I have a simple CSV file named input.csv
as follows:
name,money
Dan,200
Jimmy,xd
Alice,15
Deborah,30
I want to write a python script that sanitizes the data in the money
column:
every value that has non-numerical characters needs to be replaced with 0
This is my attempt so far:
import pandas as pd
df = pd.read_csv(
"./input.csv",
sep = ","
)
# this line is the problem: it doesn't update on a row by row basis, it updates all rows
df['money'] = df['money'].replace(to_replace=r'[^0‐9]', value=0, regex=True)
df.to_csv("./output.csv", index = False)
The problem is that when the script runs, because the invalud money value xd
exists on one of the rows, it will change ALL money values to 0 for ALL rows.
I want it to ONLY change the money value for the second data row (Jimmy) which has the invalid value.

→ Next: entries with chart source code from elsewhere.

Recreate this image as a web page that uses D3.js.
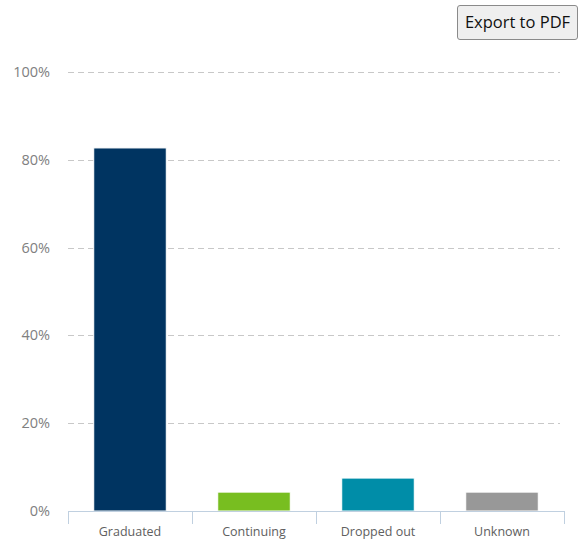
<!DOCTYPE html>
<html>
<head>
<meta charset="utf-8">
<script src="https://cdn.jsdelivr.net/npm/d3@7"></script>
<style>
  body { margin: 0; background: #fff; font-family: "Open Sans", "DejaVu Sans", sans-serif; }
  #chart { position: relative; width: 581px; height: 544px; }
  #export {
    position: absolute; left: 457px; top: 5px; width: 121px; height: 35px;
    box-sizing: border-box; border: 1px solid #8a8a8a; border-radius: 3px;
    background: #efefef; font-size: 16.5px; color: #111; text-align: center; line-height: 32px;
    font-family: "Open Sans", "DejaVu Sans", sans-serif;
  }
</style>
</head>
<body>
<div id="chart"><div id="export">Export to PDF</div></div>
<script>
// values
var categories = ["Graduated", "Continuing", "Dropped out", "Unknown"];
var shares = [82.7, 4.3, 7.5, 4.3];
var barColors = ["#003461", "#78BE20", "#008DA8", "#989898"];
var yTicks = [0, 20, 40, 60, 80, 100];

var width = 581, height = 544;
var plotLeft = 68, plotRight = 564, plotTop = 72, plotBottom = 511;

var svg = d3.select("#chart").append("svg")
    .attr("width", width)
    .attr("height", height)
    .style("position", "absolute").style("left", 0).style("top", 0);

var y = d3.scaleLinear().domain([0, 100]).range([plotBottom, plotTop]);
var x = d3.scaleBand().domain(categories).range([plotLeft, plotRight]).paddingInner(0.415).paddingOuter(0.2075);
var xTick = d3.scaleBand().domain(categories).range([plotLeft, plotRight]);

// dashed grid lines
svg.selectAll(".grid")
    .data(yTicks.filter(function(d) { return d > 0; }))
    .enter().append("line")
    .attr("x1", plotLeft).attr("x2", plotRight - 4)
    .attr("y1", function(d) { return Math.round(y(d)) + 0.5; })
    .attr("y2", function(d) { return Math.round(y(d)) + 0.5; })
    .attr("stroke", "#c8c8c8")
    .attr("stroke-dasharray", "6,4");

// y labels
svg.selectAll(".ylab")
    .data(yTicks)
    .enter().append("text")
    .attr("x", 50)
    .attr("y", function(d) { return y(d) + 5; })
    .attr("text-anchor", "end")
    .attr("fill", "#808080")
    .style("font-size", "14.5px")
    .text(function(d) { return d + "%"; });

// bars
svg.selectAll(".bar")
    .data(shares)
    .enter().append("rect")
    .attr("x", function(d, i) { return x(categories[i]); })
    .attr("width", x.bandwidth())
    .attr("y", function(d) { return y(d); })
    .attr("height", function(d) { return plotBottom - y(d); })
    .attr("fill", function(d, i) { return barColors[i]; })
    .attr("stroke", "#fff").attr("stroke-width", 1);

// x axis line + ticks
svg.append("line")
    .attr("x1", plotLeft).attr("x2", plotRight)
    .attr("y1", plotBottom + 0.5).attr("y2", plotBottom + 0.5)
    .attr("stroke", "#C0D0E0");

var tickPos = categories.map(function(c) { return xTick(c); }).concat([plotRight]);
svg.selectAll(".tick")
    .data(tickPos)
    .enter().append("line")
    .attr("x1", function(d) { return Math.round(d) + 0.5; })
    .attr("x2", function(d) { return Math.round(d) + 0.5; })
    .attr("y1", plotBottom).attr("y2", plotBottom + 13)
    .attr("stroke", "#C0D0E0");

svg.selectAll(".xlab")
    .data(categories)
    .enter().append("text")
    .attr("x", function(d) { return xTick(d) + xTick.bandwidth() / 2; })
    .attr("y", 536)
    .attr("text-anchor", "middle")
    .attr("fill", "#606060")
    .style("font-size", "12.5px")
    .text(function(d) { return d; });
</script>
</body>
</html>
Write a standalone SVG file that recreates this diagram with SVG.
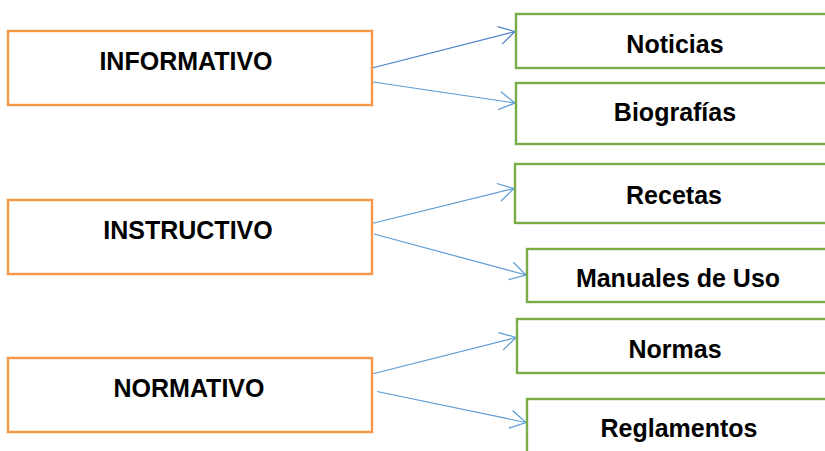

this is what it gives at the end:
name,money
Dan,0
Jimmy,0
Alice,0
Deborah,0
but what I need it to give is this:
name,money
Dan,200
Jimmy,0
Alice,15
Deborah,30
What is the problem?
CodePudding user response:
You can use:
df['money'] = pd.to_numeric(df['money'], errors='coerce').fillna(0).astype(int)
The above assumes all valid values are integers. You can leave off the .astype(int)
if you want float values.
Another option would be to use a converter function in the read_csv
method. Again, this assumes integers. You can use float(x)
in place of int(x)
if you expect float money values:
def convert_to_int(x):
try:
return int(x)
except ValueError:
return 0
df = pd.read_csv(
'input.csv',
converters={'money': convert_to_int}
)
CodePudding user response:
Some list comprehension could work for this (given the "money" column has no decimals):
df.money = [x if type(x) == int else 0 for x in df.money]
If you are dealing with decimals, then something like:
df.money = [x if (type(x) == int) or (type(x) == float) else 0 for x in df.money]
... will work. Just know that pandas will convert the entire "money" column to float (decimals).